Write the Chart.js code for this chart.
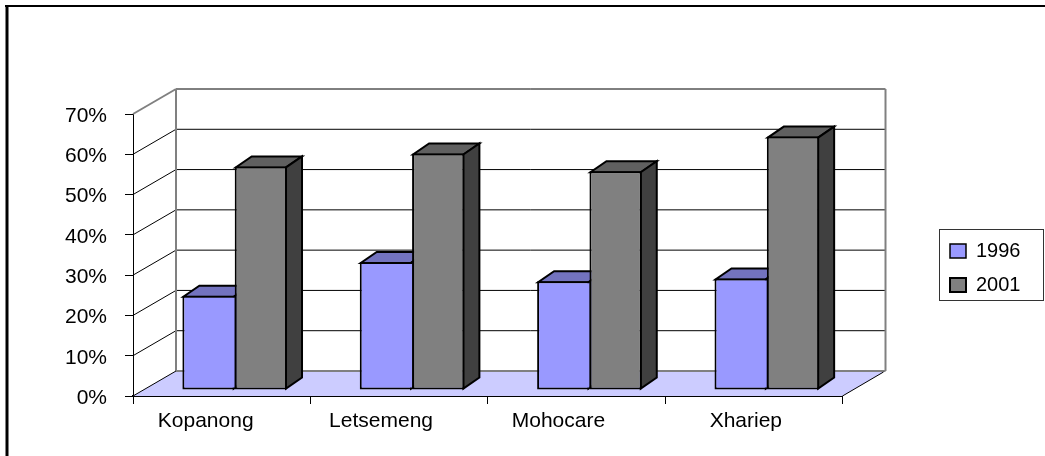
--
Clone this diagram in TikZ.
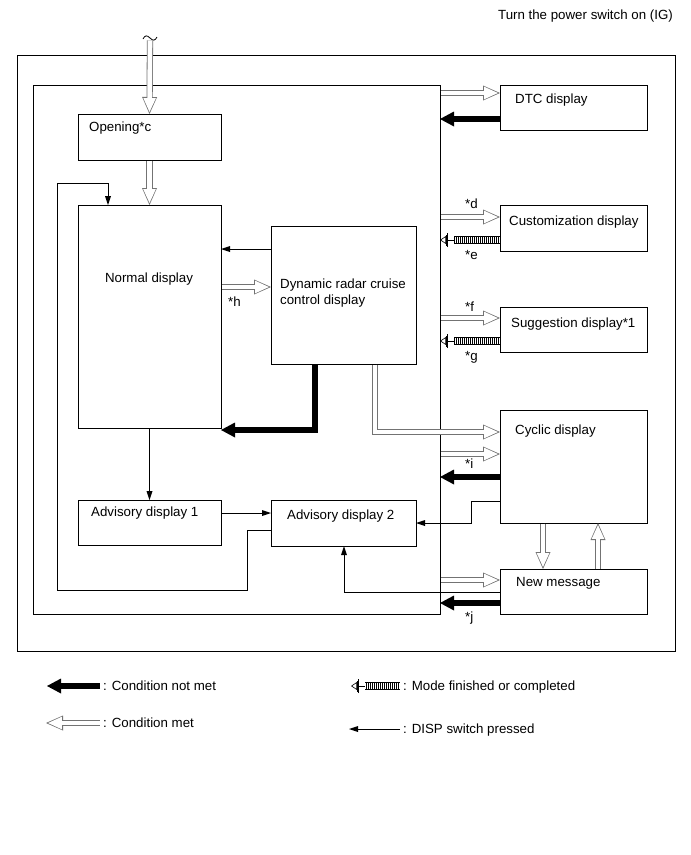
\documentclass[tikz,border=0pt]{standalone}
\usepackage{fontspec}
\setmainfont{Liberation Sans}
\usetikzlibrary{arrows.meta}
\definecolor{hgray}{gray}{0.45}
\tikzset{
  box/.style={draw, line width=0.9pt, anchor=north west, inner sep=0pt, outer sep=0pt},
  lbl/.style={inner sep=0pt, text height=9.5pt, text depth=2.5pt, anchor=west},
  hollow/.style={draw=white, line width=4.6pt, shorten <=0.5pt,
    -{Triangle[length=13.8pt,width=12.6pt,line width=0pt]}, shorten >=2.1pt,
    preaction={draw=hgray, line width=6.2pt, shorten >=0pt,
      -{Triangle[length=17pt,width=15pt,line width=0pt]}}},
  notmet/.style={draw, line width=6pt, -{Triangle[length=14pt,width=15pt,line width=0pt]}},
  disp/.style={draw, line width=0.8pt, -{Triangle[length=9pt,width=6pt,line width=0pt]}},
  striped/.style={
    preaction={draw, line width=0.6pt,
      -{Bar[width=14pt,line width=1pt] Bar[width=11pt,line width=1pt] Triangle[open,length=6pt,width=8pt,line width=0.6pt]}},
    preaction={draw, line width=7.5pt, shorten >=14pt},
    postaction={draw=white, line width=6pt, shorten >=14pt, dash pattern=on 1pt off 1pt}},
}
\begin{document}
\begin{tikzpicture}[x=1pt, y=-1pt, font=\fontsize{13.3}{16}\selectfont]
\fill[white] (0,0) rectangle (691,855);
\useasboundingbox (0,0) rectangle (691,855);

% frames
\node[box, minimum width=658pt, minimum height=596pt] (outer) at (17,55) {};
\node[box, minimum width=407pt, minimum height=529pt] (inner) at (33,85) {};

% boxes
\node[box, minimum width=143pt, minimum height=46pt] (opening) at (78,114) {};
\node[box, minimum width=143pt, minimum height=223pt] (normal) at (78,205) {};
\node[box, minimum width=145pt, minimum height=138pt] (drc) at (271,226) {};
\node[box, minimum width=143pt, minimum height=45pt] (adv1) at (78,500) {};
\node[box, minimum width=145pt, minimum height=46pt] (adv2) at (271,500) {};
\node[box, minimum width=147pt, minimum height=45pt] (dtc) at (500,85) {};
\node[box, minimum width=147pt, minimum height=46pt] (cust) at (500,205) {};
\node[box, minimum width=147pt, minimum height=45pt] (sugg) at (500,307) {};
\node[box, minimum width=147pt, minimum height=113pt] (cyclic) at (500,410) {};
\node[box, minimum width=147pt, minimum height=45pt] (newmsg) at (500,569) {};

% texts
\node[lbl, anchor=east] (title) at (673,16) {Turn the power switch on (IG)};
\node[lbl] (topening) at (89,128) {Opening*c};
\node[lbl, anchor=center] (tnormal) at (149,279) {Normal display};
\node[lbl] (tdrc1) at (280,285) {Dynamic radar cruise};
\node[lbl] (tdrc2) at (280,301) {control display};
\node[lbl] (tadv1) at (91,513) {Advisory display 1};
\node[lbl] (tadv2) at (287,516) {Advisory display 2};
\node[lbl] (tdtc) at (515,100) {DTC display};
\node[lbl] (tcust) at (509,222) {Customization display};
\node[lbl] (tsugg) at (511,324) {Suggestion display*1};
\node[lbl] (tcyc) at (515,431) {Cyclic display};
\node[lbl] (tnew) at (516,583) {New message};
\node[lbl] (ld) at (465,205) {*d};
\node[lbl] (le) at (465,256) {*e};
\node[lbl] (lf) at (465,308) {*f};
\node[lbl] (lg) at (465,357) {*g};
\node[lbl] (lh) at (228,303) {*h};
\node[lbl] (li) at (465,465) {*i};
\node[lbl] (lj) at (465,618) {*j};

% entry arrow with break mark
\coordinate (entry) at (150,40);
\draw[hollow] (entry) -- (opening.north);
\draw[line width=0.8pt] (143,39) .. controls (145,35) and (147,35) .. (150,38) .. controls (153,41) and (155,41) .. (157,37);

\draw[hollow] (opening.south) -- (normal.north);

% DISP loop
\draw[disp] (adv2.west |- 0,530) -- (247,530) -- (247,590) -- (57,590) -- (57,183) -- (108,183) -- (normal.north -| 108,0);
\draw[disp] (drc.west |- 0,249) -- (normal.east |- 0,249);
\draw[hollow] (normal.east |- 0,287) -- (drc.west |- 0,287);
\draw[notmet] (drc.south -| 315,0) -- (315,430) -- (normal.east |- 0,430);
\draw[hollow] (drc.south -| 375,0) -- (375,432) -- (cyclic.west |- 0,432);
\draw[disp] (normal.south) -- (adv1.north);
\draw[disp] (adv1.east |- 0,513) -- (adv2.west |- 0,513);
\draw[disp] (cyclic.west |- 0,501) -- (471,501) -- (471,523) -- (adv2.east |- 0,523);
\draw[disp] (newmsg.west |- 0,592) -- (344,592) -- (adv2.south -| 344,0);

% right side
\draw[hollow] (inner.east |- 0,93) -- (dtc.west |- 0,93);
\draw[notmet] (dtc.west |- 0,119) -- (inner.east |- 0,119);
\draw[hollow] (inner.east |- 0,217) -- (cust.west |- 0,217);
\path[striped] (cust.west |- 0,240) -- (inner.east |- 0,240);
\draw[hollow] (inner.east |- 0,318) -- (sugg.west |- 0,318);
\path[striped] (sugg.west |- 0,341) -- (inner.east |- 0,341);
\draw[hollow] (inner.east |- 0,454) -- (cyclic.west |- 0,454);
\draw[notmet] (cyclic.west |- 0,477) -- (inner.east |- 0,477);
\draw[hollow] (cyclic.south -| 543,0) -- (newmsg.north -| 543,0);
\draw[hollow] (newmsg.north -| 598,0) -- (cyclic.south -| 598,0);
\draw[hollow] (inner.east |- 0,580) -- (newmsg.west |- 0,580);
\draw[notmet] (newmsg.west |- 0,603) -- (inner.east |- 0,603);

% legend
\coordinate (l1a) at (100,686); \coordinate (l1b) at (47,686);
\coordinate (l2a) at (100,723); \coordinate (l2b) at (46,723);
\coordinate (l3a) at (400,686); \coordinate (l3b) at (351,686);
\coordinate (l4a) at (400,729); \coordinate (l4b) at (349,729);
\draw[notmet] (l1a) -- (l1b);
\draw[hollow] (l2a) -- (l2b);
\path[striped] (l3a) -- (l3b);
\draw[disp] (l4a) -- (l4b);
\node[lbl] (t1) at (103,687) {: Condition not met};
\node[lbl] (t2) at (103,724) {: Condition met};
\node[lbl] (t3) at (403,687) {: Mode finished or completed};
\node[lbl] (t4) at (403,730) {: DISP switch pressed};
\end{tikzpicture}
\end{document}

Written request
Count how many lines include the string "this". Nothing but the number is needed.

Task solution
2